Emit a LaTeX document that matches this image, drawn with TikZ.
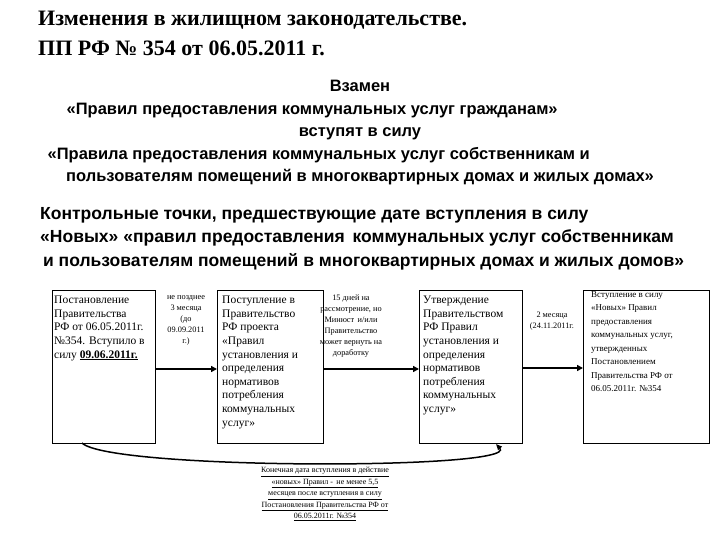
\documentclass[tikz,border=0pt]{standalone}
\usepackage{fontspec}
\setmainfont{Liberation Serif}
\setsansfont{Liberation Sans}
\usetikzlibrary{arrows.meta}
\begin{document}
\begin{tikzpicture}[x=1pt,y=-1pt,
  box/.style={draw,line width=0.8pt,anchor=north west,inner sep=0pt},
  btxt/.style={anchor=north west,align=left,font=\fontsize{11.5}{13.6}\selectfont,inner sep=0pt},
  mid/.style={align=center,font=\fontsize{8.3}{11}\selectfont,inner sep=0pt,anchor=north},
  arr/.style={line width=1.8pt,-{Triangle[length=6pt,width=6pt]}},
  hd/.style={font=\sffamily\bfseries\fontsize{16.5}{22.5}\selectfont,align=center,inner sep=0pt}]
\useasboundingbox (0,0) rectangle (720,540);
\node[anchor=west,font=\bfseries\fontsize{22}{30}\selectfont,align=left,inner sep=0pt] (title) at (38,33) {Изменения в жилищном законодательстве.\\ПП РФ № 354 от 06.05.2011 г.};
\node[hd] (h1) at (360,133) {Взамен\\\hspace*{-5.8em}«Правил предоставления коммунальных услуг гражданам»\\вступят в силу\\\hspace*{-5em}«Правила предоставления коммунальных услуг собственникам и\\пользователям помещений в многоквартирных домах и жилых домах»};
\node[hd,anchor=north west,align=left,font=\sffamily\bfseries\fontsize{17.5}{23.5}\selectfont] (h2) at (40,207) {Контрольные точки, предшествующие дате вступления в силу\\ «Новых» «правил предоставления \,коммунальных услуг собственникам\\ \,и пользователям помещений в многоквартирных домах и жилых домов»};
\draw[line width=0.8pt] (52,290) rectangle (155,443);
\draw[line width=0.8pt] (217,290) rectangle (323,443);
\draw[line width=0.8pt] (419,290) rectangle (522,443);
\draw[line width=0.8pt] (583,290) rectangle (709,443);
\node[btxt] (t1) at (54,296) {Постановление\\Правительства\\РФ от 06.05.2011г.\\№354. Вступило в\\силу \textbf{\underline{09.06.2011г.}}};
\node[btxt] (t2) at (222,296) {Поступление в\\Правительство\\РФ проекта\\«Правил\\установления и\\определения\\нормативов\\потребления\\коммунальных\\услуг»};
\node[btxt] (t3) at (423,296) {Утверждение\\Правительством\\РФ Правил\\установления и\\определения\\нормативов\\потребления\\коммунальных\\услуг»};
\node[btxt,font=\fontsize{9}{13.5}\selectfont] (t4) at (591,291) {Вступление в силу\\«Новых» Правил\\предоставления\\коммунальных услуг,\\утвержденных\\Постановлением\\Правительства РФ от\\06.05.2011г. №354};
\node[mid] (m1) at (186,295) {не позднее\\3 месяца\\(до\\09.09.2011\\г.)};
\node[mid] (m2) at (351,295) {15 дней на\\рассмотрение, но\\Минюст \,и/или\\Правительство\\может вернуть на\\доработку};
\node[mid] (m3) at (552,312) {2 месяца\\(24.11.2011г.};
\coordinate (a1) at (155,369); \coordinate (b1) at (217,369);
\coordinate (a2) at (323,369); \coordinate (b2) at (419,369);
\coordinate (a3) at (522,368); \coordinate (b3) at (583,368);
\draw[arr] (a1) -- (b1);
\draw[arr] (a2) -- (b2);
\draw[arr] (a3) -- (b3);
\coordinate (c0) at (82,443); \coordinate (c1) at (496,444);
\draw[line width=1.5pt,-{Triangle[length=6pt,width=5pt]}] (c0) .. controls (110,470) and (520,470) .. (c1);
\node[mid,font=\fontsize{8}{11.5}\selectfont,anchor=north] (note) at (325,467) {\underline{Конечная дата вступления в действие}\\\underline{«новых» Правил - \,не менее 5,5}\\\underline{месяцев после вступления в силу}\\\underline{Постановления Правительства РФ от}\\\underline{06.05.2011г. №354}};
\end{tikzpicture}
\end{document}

= = =

▸ Directions
Return the material word for word. Pictures are not part of the copy.

▸ Exercise solution
Emit a LaTeX document that matches this image, drawn with TikZ.
\documentclass[tikz,border=0pt]{standalone}
\usepackage{fontspec}
\setmainfont{Liberation Serif}
\setsansfont{Liberation Sans}
\usetikzlibrary{arrows.meta}
\begin{document}
\begin{tikzpicture}[x=1pt,y=-1pt,
  box/.style={draw,line width=0.8pt,anchor=north west,inner sep=0pt},
  btxt/.style={anchor=north west,align=left,font=\fontsize{11.5}{13.6}\selectfont,inner sep=0pt},
  mid/.style={align=center,font=\fontsize{8.3}{11}\selectfont,inner sep=0pt,anchor=north},
  arr/.style={line width=1.8pt,-{Triangle[length=6pt,width=6pt]}},
  hd/.style={font=\sffamily\bfseries\fontsize{16.5}{22.5}\selectfont,align=center,inner sep=0pt}]
\useasboundingbox (0,0) rectangle (720,540);
\node[anchor=west,font=\bfseries\fontsize{22}{30}\selectfont,align=left,inner sep=0pt] (title) at (38,33) {Изменения в жилищном законодательстве.\\ПП РФ № 354 от 06.05.2011 г.};
\node[hd] (h1) at (360,133) {Взамен\\\hspace*{-5.8em}«Правил предоставления коммунальных услуг гражданам»\\вступят в силу\\\hspace*{-5em}«Правила предоставления коммунальных услуг собственникам и\\пользователям помещений в многоквартирных домах и жилых домах»};
\node[hd,anchor=north west,align=left,font=\sffamily\bfseries\fontsize{17.5}{23.5}\selectfont] (h2) at (40,207) {Контрольные точки, предшествующие дате вступления в силу\\ «Новых» «правил предоставления \,коммунальных услуг собственникам\\ \,и пользователям помещений в многоквартирных домах и жилых домов»};
\draw[line width=0.8pt] (52,290) rectangle (155,443);
\draw[line width=0.8pt] (217,290) rectangle (323,443);
\draw[line width=0.8pt] (419,290) rectangle (522,443);
\draw[line width=0.8pt] (583,290) rectangle (709,443);
\node[btxt] (t1) at (54,296) {Постановление\\Правительства\\РФ от 06.05.2011г.\\№354. Вступило в\\силу \textbf{\underline{09.06.2011г.}}};
\node[btxt] (t2) at (222,296) {Поступление в\\Правительство\\РФ проекта\\«Правил\\установления и\\определения\\нормативов\\потребления\\коммунальных\\услуг»};
\node[btxt] (t3) at (423,296) {Утверждение\\Правительством\\РФ Правил\\установления и\\определения\\нормативов\\потребления\\коммунальных\\услуг»};
\node[btxt,font=\fontsize{9}{13.5}\selectfont] (t4) at (591,291) {Вступление в силу\\«Новых» Правил\\предоставления\\коммунальных услуг,\\утвержденных\\Постановлением\\Правительства РФ от\\06.05.2011г. №354};
\node[mid] (m1) at (186,295) {не позднее\\3 месяца\\(до\\09.09.2011\\г.)};
\node[mid] (m2) at (351,295) {15 дней на\\рассмотрение, но\\Минюст \,и/или\\Правительство\\может вернуть на\\доработку};
\node[mid] (m3) at (552,312) {2 месяца\\(24.11.2011г.};
\coordinate (a1) at (155,369); \coordinate (b1) at (217,369);
\coordinate (a2) at (323,369); \coordinate (b2) at (419,369);
\coordinate (a3) at (522,368); \coordinate (b3) at (583,368);
\draw[arr] (a1) -- (b1);
\draw[arr] (a2) -- (b2);
\draw[arr] (a3) -- (b3);
\coordinate (c0) at (82,443); \coordinate (c1) at (496,444);
\draw[line width=1.5pt,-{Triangle[length=6pt,width=5pt]}] (c0) .. controls (110,470) and (520,470) .. (c1);
\node[mid,font=\fontsize{8}{11.5}\selectfont,anchor=north] (note) at (325,467) {\underline{Конечная дата вступления в действие}\\\underline{«новых» Правил - \,не менее 5,5}\\\underline{месяцев после вступления в силу}\\\underline{Постановления Правительства РФ от}\\\underline{06.05.2011г. №354}};
\end{tikzpicture}
\end{document}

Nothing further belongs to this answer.